I… could… install a crypto miner for Monero… A joke boss, just a joke! 🙂 It will be worthless, anyway. The price of electricity is maybe 100 times higher than the price of Monero that can be mined on a 2-year old CPU. The miners say that even the newest Ryzen-3 5000-series chips can’t keep up. When they release the Ryzen-3 EPYC line of server CPUs in 2021… maybe.

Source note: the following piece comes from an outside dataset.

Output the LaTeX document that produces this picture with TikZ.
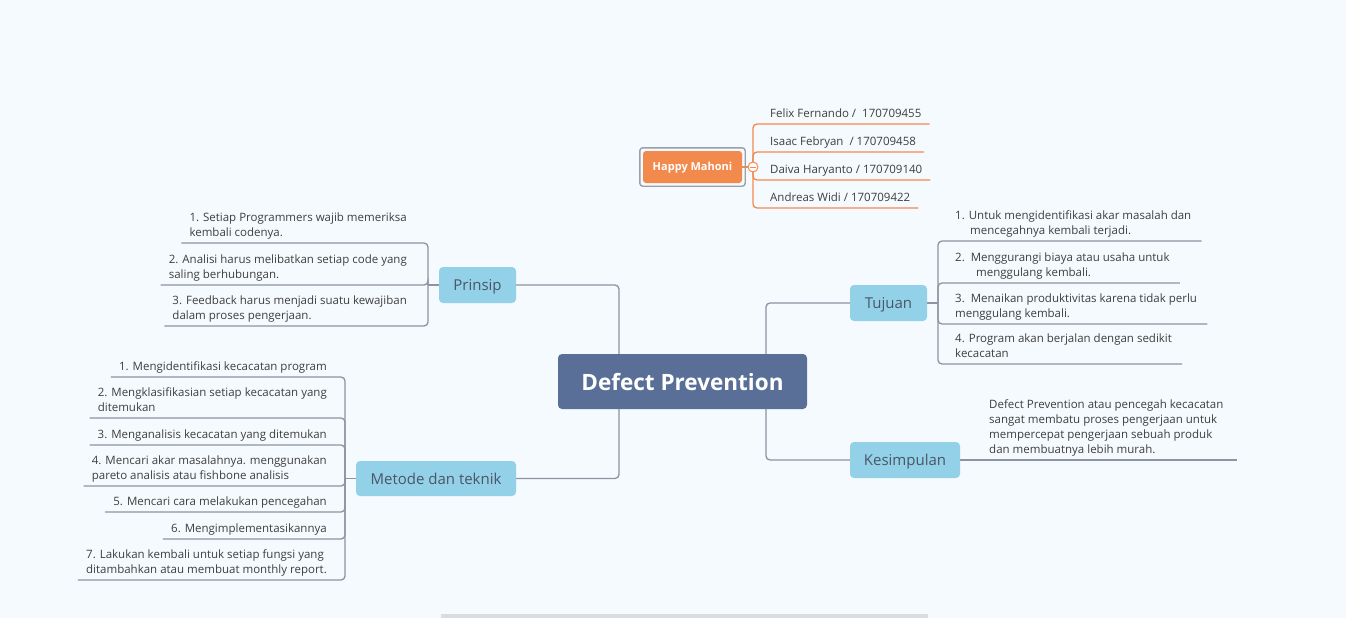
\documentclass[tikz,border=0pt]{standalone}
\usepackage{fontspec}
\setmainfont{Open Sans}
\usetikzlibrary{backgrounds}
\definecolor{bgcol}{HTML}{F5FAFE}
\definecolor{conncol}{HTML}{8D93A1}
\definecolor{topicblue}{HTML}{93D1E8}
\definecolor{topictext}{HTML}{4A5668}
\definecolor{centralcol}{HTML}{5A6F97}
\definecolor{orng}{HTML}{F2894D}
\definecolor{txtcol}{HTML}{3E3E3E}
\definecolor{framecol}{HTML}{9BA0A7}
\definecolor{barcol}{HTML}{D9DCE0}
\newcommand\lfdepth{\rule[-6pt]{0pt}{6pt}}
\begin{document}
\begin{tikzpicture}[x=1pt,y=-1pt,
  conn/.style={draw=conncol, line width=1.3pt, rounded corners=4pt},
  oconn/.style={draw=orng, line width=1.3pt, rounded corners=4pt},
  topic/.style={fill=topicblue, rounded corners=4pt, text=topictext,
    font=\fontsize{15}{18}\selectfont, inner sep=0pt,
    text height=15pt, text depth=3.6pt},
  leaf/.style={font=\fontsize{11.5}{15}\selectfont, text=txtcol, align=left,
    inner xsep=8pt, inner ysep=0pt}]
\useasboundingbox (0,0) rectangle (1346,618);

% central and main topics
\node[fill=centralcol, rounded corners=4pt, text=white, inner sep=0pt,
  minimum width=249pt, minimum height=55pt,
  font=\fontsize{22.5}{26}\selectfont\bfseries] (dp) at (682.5,381.5) {Defect Prevention};
\node[topic, minimum width=77pt, minimum height=36pt] (prinsip) at (477.5,285) {Prinsip};
\node[topic, minimum width=160pt, minimum height=35pt] (metode) at (436,478.5) {Metode dan teknik};
\node[topic, minimum width=77pt, minimum height=36pt] (tujuan) at (888.5,303) {Tujuan};
\node[topic, minimum width=110pt, minimum height=36pt] (kesim) at (905,460) {Kesimpulan};

% Happy Mahoni
\node[fill=orng, rounded corners=3pt, text=white, inner sep=0pt,
  minimum width=99pt, minimum height=32pt, text height=10pt, text depth=2.2pt,
  font=\fontsize{11}{13}\selectfont\bfseries] (hm) at (692.5,167) {Happy Mahoni};
\draw[framecol, line width=1.4pt, rounded corners=3pt]
  ([shift={(-3,-3)}]hm.north west) rectangle ([shift={(3,3)}]hm.south east);
\node[circle, draw=orng, fill=white, minimum size=10pt, inner sep=0pt, line width=1pt] (hmc) at (753,167) {};
\draw[orng, line width=1pt] ([xshift=-3pt]hmc.center) -- ([xshift=3pt]hmc.center);

\node[leaf, anchor=south west] (h1) at (762,124) {Felix Fernando /~ 170709455\lfdepth};
\node[leaf, anchor=south west] (h2) at (762,152) {Isaac Febryan~ / 170709458\lfdepth};
\node[leaf, anchor=south west] (h3) at (762,180) {Daiva Haryanto / 170709140\lfdepth};
\node[leaf, anchor=south west] (h4) at (762,208) {Andreas Widi / 170709422\lfdepth};

% Prinsip leaves
\coordinate (pj) at (428,285);
\node[leaf, anchor=south east] (p1) at (415,243) {1. Setiap Programmers wajib memeriksa\\kembali codenya.\lfdepth};
\node[leaf, anchor=south east] (p2) at (415,285) {2. Analisi harus melibatkan setiap code yang\\saling berhubungan.\lfdepth};
\node[leaf, anchor=south east] (p3) at (415,326) {3. Feedback harus menjadi suatu kewajiban\\dalam proses pengerjaan.\lfdepth};

% Metode leaves
\coordinate (mj) at (345,478.5);
\node[leaf, anchor=south east] (m1) at (335,377) {1. Mengidentifikasi kecacatan program\lfdepth};
\node[leaf, anchor=south east] (m2) at (335,418) {2. Mengklasifikasian setiap kecacatan yang\\ditemukan\lfdepth};
\node[leaf, anchor=south east] (m3) at (335,445) {3. Menganalisis kecacatan yang ditemukan\lfdepth};
\node[leaf, anchor=south east] (m4) at (335,486) {4. Mencari akar masalahnya. menggunakan\\pareto analisis atau fishbone analisis\lfdepth};
\node[leaf, anchor=south east] (m5) at (335,512) {5. Mencari cara melakukan pencegahan\lfdepth};
\node[leaf, anchor=south east] (m6) at (335,539) {6. Mengimplementasikannya\lfdepth};
\node[leaf, anchor=south east] (m7) at (335,580) {7. Lakukan kembali untuk setiap fungsi yang\\ditambahkan atau membuat monthly report.\lfdepth};

% Tujuan leaves
\coordinate (tj) at (938,303);
\node[leaf, anchor=south west, inner xsep=10pt] (t1) at (945,241) {1. Untuk mengidentifikasi akar masalah dan\\\hspace*{15pt}mencegahnya kembali terjadi.\lfdepth};
\node[leaf, anchor=south west, inner xsep=10pt] (t2) at (945,283) {2.~~Menggurangi biaya atau usaha untuk\\\hspace*{21pt}menggulang kembali.\lfdepth};
\node[leaf, anchor=south west, inner xsep=10pt] (t3) at (945,324) {3.~~Menaikan produktivitas karena tidak perlu\\menggulang kembali.\lfdepth};
\node[leaf, anchor=south west, inner xsep=10pt] (t4) at (945,364) {4. Program akan berjalan dengan sedikit\\kecacatan\lfdepth};

% Kesimpulan leaf
\node[leaf, anchor=south west, inner xsep=10pt] (k1) at (979,460) {Defect Prevention atau pencegah kecacatan\\sangat membatu proses pengerjaan untuk\\mempercepat pengerjaan sebuah produk\\dan membuatnya lebih murah.\lfdepth};

\coordinate (cl) at (619,381.5);
\coordinate (cr) at (766,381.5);

\begin{pgfonlayer}{background}
  \fill[bgcol] (0,0) rectangle (1346,618);
  \fill[barcol] (441,614) rectangle (928,618);
  \draw[conn] (prinsip.east) -| (cl) |- (metode.east);
  \draw[conn] (tujuan.west) -| (cr) |- (kesim.west);
  % Prinsip
  \draw[conn] (prinsip.west) -- (pj);
  \foreach \n in {p1,p2,p3} \draw[conn] (pj) |- (\n.south west);
  % Metode
  \draw[conn] (metode.west) -- (mj);
  \foreach \n in {m1,m2,m3,m4,m5,m6,m7} \draw[conn] (mj) |- (\n.south west);
  % Tujuan
  \draw[conn] (tujuan.east) -- (tj);
  \foreach \n in {t1,t2,t3,t4} \draw[conn] (tj) |- (\n.south east);
  % Kesimpulan
  \draw[conn] (kesim.east) -- ([xshift=3pt]k1.south east);
  % Happy Mahoni
  \draw[oconn] (hm.east) -- (hmc.center);
  \foreach \n in {h1,h2,h3,h4} \draw[oconn] (hmc.center) |- (\n.south east);
\end{pgfonlayer}
\end{tikzpicture}
\end{document}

Transition to TrueNAS SCALE

I suppose the next part of this blog will be about the transition to TrueNAS SCALE. By late 2021 it should have it’s first stable release. That will be right about the time when the product will need to move to Linux containers. The application would have to transition from a single VM to clustered containers, as the need to process large databases increases. Big iron solutions are reaching their limits. TrueNAS SCALE is based on Linux, ZFS, KVM, and containers, so it has all the technologies that we will need to test the old and the new product lines. ZFS will make it easy to transition the VMs on the same hardware, I’m sure of it. But as testers, we will verify and report!